## Exercise instructions
Tally how many lines of these entries hold the string "produces". Return the number alone.

## Stored rows
--- Start ---
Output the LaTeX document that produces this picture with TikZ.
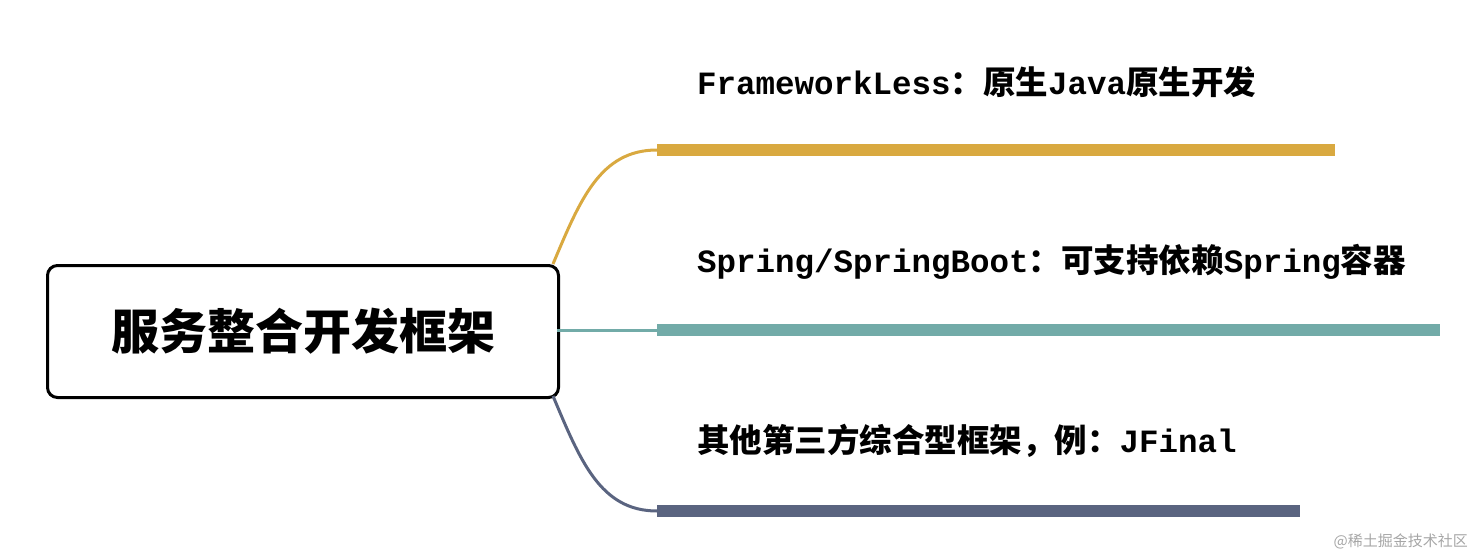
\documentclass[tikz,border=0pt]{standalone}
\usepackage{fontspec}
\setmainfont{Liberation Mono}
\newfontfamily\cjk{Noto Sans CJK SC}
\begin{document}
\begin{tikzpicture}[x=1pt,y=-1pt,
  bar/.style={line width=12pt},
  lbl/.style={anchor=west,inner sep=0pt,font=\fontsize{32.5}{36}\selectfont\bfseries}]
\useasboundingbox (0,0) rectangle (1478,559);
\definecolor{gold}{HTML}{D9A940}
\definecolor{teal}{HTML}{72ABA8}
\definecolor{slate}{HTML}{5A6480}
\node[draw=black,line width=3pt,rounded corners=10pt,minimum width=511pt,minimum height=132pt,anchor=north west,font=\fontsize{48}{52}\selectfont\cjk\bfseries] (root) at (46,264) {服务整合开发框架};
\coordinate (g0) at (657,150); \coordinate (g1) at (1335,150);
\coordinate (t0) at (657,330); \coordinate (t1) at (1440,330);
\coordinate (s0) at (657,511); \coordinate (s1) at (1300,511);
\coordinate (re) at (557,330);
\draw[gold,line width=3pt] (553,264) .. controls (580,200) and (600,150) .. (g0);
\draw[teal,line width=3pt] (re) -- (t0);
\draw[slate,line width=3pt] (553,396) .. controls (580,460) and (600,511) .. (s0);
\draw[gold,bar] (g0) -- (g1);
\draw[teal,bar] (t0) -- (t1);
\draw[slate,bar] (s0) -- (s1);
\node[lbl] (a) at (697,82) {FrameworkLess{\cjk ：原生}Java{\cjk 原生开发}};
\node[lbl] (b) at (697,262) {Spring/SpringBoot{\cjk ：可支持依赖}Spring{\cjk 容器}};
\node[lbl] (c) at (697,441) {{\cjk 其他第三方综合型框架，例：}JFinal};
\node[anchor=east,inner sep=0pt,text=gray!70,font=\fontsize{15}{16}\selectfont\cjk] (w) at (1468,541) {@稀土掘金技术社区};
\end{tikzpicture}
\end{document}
--- End ---
--- Start ---
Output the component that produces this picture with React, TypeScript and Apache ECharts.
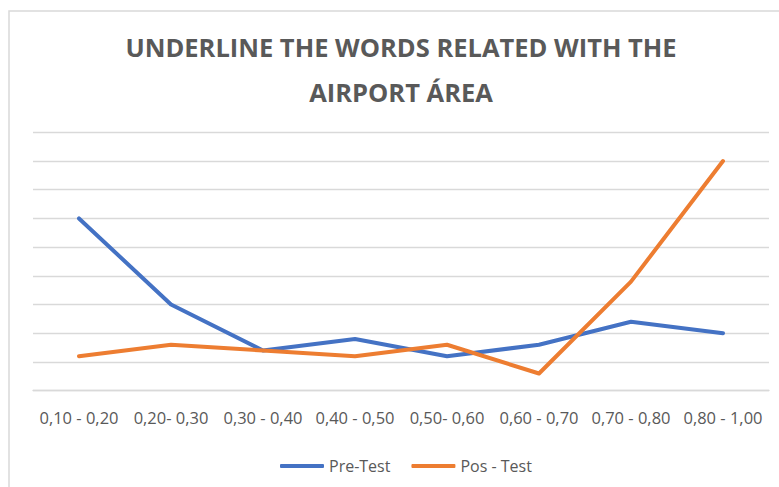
--- End ---
## Complete answer
2